Keeping Up With the Clinics: How Hospitals Can Compete With Retail Medicine | Healthcare of Tomorrow

CVS and Costco are offering much more than flu shots.

As retail chains expand the health services they provide customers, traditional health systems are looking to them less as competition and more as models for what today’s patients expect in their health care.

“The problem is not keeping up with retail providers,” said Peter Knox, executive vice president and chief learning and innovation officer at Bellin Health, an integrated health system based in Wisconsin. “The problem we’re trying to solve is keeping up with the changing expectations, requirements and needs of consumers.”

Bellin Health, he continued, starts by identifying what patients want or simply require in the communities they live, whether it’s easier access to gyms or behavioral health services or health screenings.

“We need to understand the needs of that population and then we can pull the system together,” Knox said. “We built our fitness centers into some of our insurance products so that some of the people who signed up for our insurance if they used those fitness centers got reimbursed.”
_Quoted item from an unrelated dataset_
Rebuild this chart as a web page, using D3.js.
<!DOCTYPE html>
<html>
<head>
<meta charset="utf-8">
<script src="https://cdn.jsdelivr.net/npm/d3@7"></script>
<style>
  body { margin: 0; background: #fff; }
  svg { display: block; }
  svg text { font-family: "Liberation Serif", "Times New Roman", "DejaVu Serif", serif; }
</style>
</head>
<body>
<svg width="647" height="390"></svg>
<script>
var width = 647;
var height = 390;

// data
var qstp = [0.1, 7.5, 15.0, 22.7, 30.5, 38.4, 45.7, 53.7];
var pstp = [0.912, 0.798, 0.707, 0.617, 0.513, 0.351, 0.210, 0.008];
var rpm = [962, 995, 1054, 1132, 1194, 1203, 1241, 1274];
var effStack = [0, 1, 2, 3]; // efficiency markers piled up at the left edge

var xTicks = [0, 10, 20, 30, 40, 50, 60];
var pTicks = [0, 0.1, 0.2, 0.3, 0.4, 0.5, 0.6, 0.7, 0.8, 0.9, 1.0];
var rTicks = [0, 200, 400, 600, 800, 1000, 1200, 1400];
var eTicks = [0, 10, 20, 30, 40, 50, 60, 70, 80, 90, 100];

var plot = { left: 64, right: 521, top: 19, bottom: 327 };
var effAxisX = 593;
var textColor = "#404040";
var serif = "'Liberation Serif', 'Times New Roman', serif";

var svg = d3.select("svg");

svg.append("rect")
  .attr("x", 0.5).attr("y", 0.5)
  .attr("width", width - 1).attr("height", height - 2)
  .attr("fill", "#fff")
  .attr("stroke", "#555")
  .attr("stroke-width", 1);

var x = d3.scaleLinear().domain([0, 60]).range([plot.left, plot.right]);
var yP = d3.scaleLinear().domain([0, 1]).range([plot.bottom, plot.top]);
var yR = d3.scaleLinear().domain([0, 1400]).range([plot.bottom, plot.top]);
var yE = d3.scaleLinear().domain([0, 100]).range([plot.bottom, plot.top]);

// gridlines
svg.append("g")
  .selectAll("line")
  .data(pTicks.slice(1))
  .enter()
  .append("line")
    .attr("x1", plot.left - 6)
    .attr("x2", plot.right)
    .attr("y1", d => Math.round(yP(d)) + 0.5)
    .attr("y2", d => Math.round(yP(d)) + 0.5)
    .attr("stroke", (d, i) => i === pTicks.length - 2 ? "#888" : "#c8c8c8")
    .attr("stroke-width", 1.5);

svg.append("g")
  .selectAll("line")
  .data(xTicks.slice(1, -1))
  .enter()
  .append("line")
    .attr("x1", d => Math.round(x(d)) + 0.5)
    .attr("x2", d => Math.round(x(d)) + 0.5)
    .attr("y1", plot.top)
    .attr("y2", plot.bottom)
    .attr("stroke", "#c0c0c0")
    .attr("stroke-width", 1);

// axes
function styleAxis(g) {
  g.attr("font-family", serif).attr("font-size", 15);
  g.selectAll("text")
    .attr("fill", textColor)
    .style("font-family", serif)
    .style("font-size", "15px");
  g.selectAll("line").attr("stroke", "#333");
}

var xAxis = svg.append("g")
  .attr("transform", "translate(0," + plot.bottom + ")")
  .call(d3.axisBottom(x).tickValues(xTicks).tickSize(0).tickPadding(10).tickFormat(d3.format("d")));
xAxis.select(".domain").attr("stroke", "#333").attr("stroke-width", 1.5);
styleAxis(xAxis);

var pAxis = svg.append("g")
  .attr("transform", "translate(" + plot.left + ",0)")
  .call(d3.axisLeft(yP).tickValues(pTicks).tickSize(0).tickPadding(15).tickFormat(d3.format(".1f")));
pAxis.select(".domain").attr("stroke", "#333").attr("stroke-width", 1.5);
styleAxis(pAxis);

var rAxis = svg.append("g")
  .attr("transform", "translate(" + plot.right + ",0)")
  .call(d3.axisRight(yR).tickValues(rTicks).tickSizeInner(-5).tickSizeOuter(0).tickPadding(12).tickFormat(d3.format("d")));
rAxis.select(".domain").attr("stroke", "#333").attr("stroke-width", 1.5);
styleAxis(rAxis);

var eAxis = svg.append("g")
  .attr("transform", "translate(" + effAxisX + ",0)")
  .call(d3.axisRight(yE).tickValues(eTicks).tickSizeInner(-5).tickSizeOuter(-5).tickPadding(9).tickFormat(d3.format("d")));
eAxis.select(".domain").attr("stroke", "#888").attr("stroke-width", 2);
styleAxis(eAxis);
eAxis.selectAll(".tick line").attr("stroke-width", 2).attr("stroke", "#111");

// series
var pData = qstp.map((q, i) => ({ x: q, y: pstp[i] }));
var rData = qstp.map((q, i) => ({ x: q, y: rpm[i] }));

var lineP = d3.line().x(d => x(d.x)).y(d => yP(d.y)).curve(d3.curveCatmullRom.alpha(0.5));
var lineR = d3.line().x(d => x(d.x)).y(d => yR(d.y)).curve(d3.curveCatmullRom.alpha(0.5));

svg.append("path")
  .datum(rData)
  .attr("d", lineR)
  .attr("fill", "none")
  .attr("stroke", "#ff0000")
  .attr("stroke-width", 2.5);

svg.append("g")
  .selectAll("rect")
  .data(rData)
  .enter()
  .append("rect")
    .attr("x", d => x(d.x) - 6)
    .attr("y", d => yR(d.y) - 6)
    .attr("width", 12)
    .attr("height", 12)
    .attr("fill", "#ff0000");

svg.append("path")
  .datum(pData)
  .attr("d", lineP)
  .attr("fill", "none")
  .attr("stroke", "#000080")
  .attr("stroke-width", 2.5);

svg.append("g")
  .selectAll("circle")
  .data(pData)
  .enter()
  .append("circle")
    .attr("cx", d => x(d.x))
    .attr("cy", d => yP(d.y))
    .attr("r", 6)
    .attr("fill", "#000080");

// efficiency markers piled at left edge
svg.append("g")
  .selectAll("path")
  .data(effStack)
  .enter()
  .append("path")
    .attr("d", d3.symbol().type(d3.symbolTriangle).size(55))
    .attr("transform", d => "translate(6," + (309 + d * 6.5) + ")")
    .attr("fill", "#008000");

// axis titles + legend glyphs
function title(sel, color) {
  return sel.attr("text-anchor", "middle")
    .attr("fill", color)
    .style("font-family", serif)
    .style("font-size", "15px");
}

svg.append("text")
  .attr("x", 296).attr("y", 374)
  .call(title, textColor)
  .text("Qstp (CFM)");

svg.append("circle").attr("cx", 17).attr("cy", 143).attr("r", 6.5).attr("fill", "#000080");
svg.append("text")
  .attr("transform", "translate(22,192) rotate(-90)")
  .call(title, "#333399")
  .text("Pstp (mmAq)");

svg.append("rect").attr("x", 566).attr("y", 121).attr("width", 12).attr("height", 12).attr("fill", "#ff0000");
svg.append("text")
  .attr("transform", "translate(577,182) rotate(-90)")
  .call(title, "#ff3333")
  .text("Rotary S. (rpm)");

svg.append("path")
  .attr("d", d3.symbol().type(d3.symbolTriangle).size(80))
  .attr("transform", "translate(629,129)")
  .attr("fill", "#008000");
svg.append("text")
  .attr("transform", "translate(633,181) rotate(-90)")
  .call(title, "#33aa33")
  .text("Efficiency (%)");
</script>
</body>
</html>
Indeed, in this interconnected age of taxis, take-out and other services available with a couple taps on a smart phone, expectations for convenience and value – with the same level of quality – have climbed ever higher.

“People are looking for convenient care. … There’s tremendous opportunity there,” said Mark Sparta, executive vice president and chief population health officer at Hackensack University Health Network in New Jersey.

Hackensack, he continued, had pursued that opportunity with partnerships in telemedicine, fitness centers and urgent care clinics, which in turn lower the health system’s costs while expanding its reach and appeal.

“The clinic setting is a much lower cost of care than our ED setting,” Sparta said, referring to hospitals’ emergency departments. Even at the fitness center, “folks will come in and they’ll receive a health screening. They’ll be seen by a nurse, a trainer, functional movements are screened.”

As Knox put it: “What we need to be doing is thinking about the problems that we’re facing and how do we work in different types of relationships with individuals and communities and employers and schools to solve some of our problems.”